* Task details *
Could you transcribe every record below exactly as written, leaving out any pictures?

— Start of Exercise materials —

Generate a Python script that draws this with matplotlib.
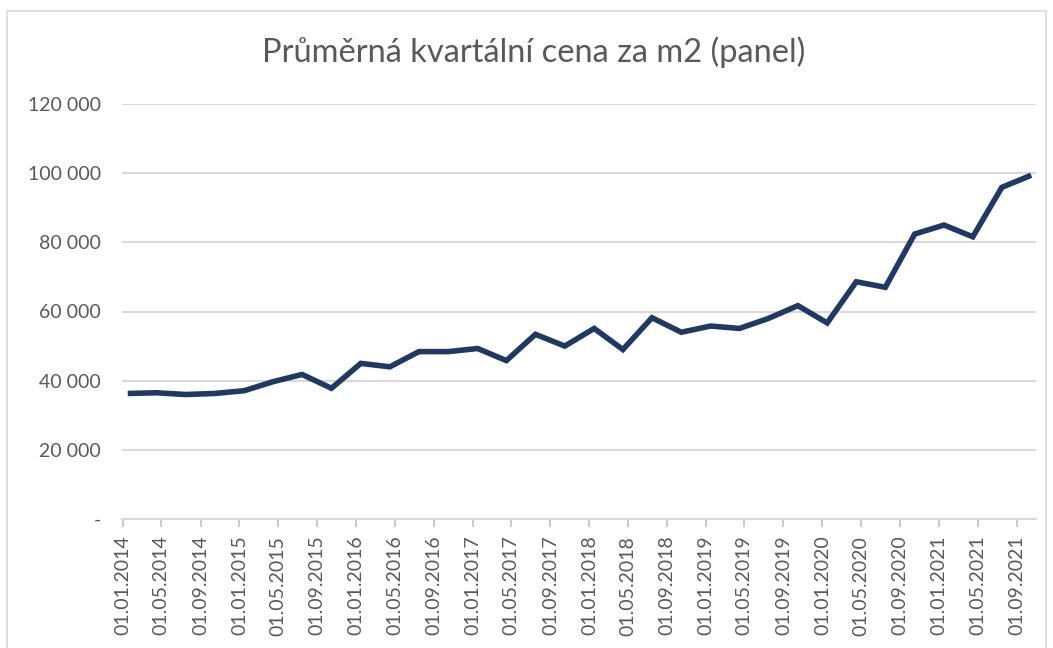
import matplotlib
matplotlib.use("Agg")
import matplotlib.pyplot as plt
from matplotlib.ticker import FuncFormatter, FixedLocator
from matplotlib.patches import Rectangle
import pandas as pd

# ---- data ----
title = "Průměrná kvartální cena za m2 (panel)"
start_quarter = "2014-01-01"
n_quarters = 32
values = [36300, 36500, 36000, 36300, 37100, 39700, 41800, 37800,
          45000, 44000, 48400, 48400, 49300, 45800, 53400, 50000,
          55100, 49000, 58200, 54000, 55800, 55100, 58000, 61700,
          56700, 68600, 67000, 82400, 85000, 81600, 95900, 99400]
y_ticks = [0, 20000, 40000, 60000, 80000, 100000, 120000]

dates = pd.date_range(start_quarter, periods=n_quarters, freq="QS")
# Excel month-based date axis centres each point within its month bucket
plot_dates = dates + pd.Timedelta(days=15)
tick_dates = pd.date_range("2014-01-01", "2021-09-01", freq="4MS")

FONT = ["Lato", "DejaVu Sans"]
GRAY = "#595959"
W, H = 1053, 648

fig = plt.figure(figsize=(W / 100, H / 100), dpi=100)
fig.patch.set_facecolor("white")

# outer chart border
fig.add_artist(Rectangle((7 / W, -0.01), (1046 - 7) / W, 1 - 11 / H + 0.01,
                         transform=fig.transFigure, fill=False,
                         edgecolor="#D9D9D9", linewidth=1.2))

left, right = 122 / W, 1036 / W
top, bottom = 1 - 104 / H, 1 - 519 / H
ax = fig.add_axes([left, bottom, right - left, top - bottom])

ax.plot(plot_dates, values, color="#203864", linewidth=4.0,
        solid_joinstyle="miter", solid_capstyle="butt", zorder=3)

ax.set_ylim(0, 120000)
ax.set_xlim(pd.Timestamp("2013-12-29"), pd.Timestamp("2021-10-31"))

ax.yaxis.set_major_locator(FixedLocator(y_ticks))
def yfmt(v, pos):
    if v == 0:
        return "-"
    return f"{int(v):,}".replace(",", " ")
ax.yaxis.set_major_formatter(FuncFormatter(yfmt))
ax.grid(axis="y", color="#D9D9D9", linewidth=1.5)
ax.set_axisbelow(True)

ax.set_xticks(tick_dates)
ax.set_xticklabels([d.strftime("%d.%m.%Y") for d in tick_dates],
                   rotation=90, fontfamily=FONT, fontsize=14, color=GRAY)
ax.tick_params(axis="x", direction="out", length=6, width=1.2,
               color="#BFBFBF", pad=6)
ax.tick_params(axis="y", length=0, pad=15)
for lbl in ax.get_yticklabels():
    lbl.set_fontfamily(FONT)
    lbl.set_fontsize(14)
    lbl.set_color(GRAY)

for s in ["top", "right", "left"]:
    ax.spines[s].set_visible(False)
ax.spines["bottom"].set_color("#D9D9D9")
ax.spines["bottom"].set_linewidth(1.5)

fig.text(534 / W, 1 - 52 / H, title, ha="center", va="center",
         fontfamily=FONT, fontsize=23.5, color=GRAY)

fig.savefig("out.png", dpi=100, facecolor="white")
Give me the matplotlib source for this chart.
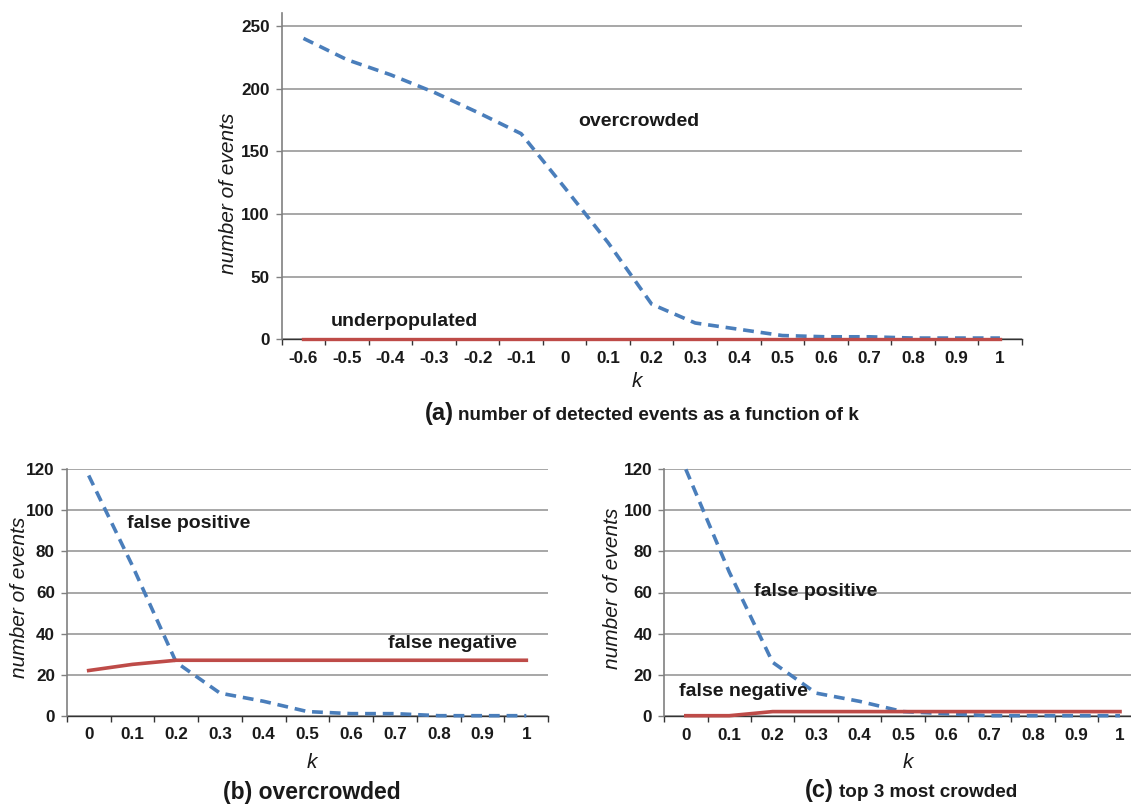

— End of Exercise materials —

* Solution below *
Generate a Python script that draws this with matplotlib.
import matplotlib
matplotlib.use("Agg")
import matplotlib.pyplot as plt
from matplotlib.ticker import FuncFormatter, FixedLocator
from matplotlib.patches import Rectangle
import pandas as pd

# ---- data ----
title = "Průměrná kvartální cena za m2 (panel)"
start_quarter = "2014-01-01"
n_quarters = 32
values = [36300, 36500, 36000, 36300, 37100, 39700, 41800, 37800,
          45000, 44000, 48400, 48400, 49300, 45800, 53400, 50000,
          55100, 49000, 58200, 54000, 55800, 55100, 58000, 61700,
          56700, 68600, 67000, 82400, 85000, 81600, 95900, 99400]
y_ticks = [0, 20000, 40000, 60000, 80000, 100000, 120000]

dates = pd.date_range(start_quarter, periods=n_quarters, freq="QS")
# Excel month-based date axis centres each point within its month bucket
plot_dates = dates + pd.Timedelta(days=15)
tick_dates = pd.date_range("2014-01-01", "2021-09-01", freq="4MS")

FONT = ["Lato", "DejaVu Sans"]
GRAY = "#595959"
W, H = 1053, 648

fig = plt.figure(figsize=(W / 100, H / 100), dpi=100)
fig.patch.set_facecolor("white")

# outer chart border
fig.add_artist(Rectangle((7 / W, -0.01), (1046 - 7) / W, 1 - 11 / H + 0.01,
                         transform=fig.transFigure, fill=False,
                         edgecolor="#D9D9D9", linewidth=1.2))

left, right = 122 / W, 1036 / W
top, bottom = 1 - 104 / H, 1 - 519 / H
ax = fig.add_axes([left, bottom, right - left, top - bottom])

ax.plot(plot_dates, values, color="#203864", linewidth=4.0,
        solid_joinstyle="miter", solid_capstyle="butt", zorder=3)

ax.set_ylim(0, 120000)
ax.set_xlim(pd.Timestamp("2013-12-29"), pd.Timestamp("2021-10-31"))

ax.yaxis.set_major_locator(FixedLocator(y_ticks))
def yfmt(v, pos):
    if v == 0:
        return "-"
    return f"{int(v):,}".replace(",", " ")
ax.yaxis.set_major_formatter(FuncFormatter(yfmt))
ax.grid(axis="y", color="#D9D9D9", linewidth=1.5)
ax.set_axisbelow(True)

ax.set_xticks(tick_dates)
ax.set_xticklabels([d.strftime("%d.%m.%Y") for d in tick_dates],
                   rotation=90, fontfamily=FONT, fontsize=14, color=GRAY)
ax.tick_params(axis="x", direction="out", length=6, width=1.2,
               color="#BFBFBF", pad=6)
ax.tick_params(axis="y", length=0, pad=15)
for lbl in ax.get_yticklabels():
    lbl.set_fontfamily(FONT)
    lbl.set_fontsize(14)
    lbl.set_color(GRAY)

for s in ["top", "right", "left"]:
    ax.spines[s].set_visible(False)
ax.spines["bottom"].set_color("#D9D9D9")
ax.spines["bottom"].set_linewidth(1.5)

fig.text(534 / W, 1 - 52 / H, title, ha="center", va="center",
         fontfamily=FONT, fontsize=23.5, color=GRAY)

fig.savefig("out.png", dpi=100, facecolor="white")
Give me the matplotlib source for this chart.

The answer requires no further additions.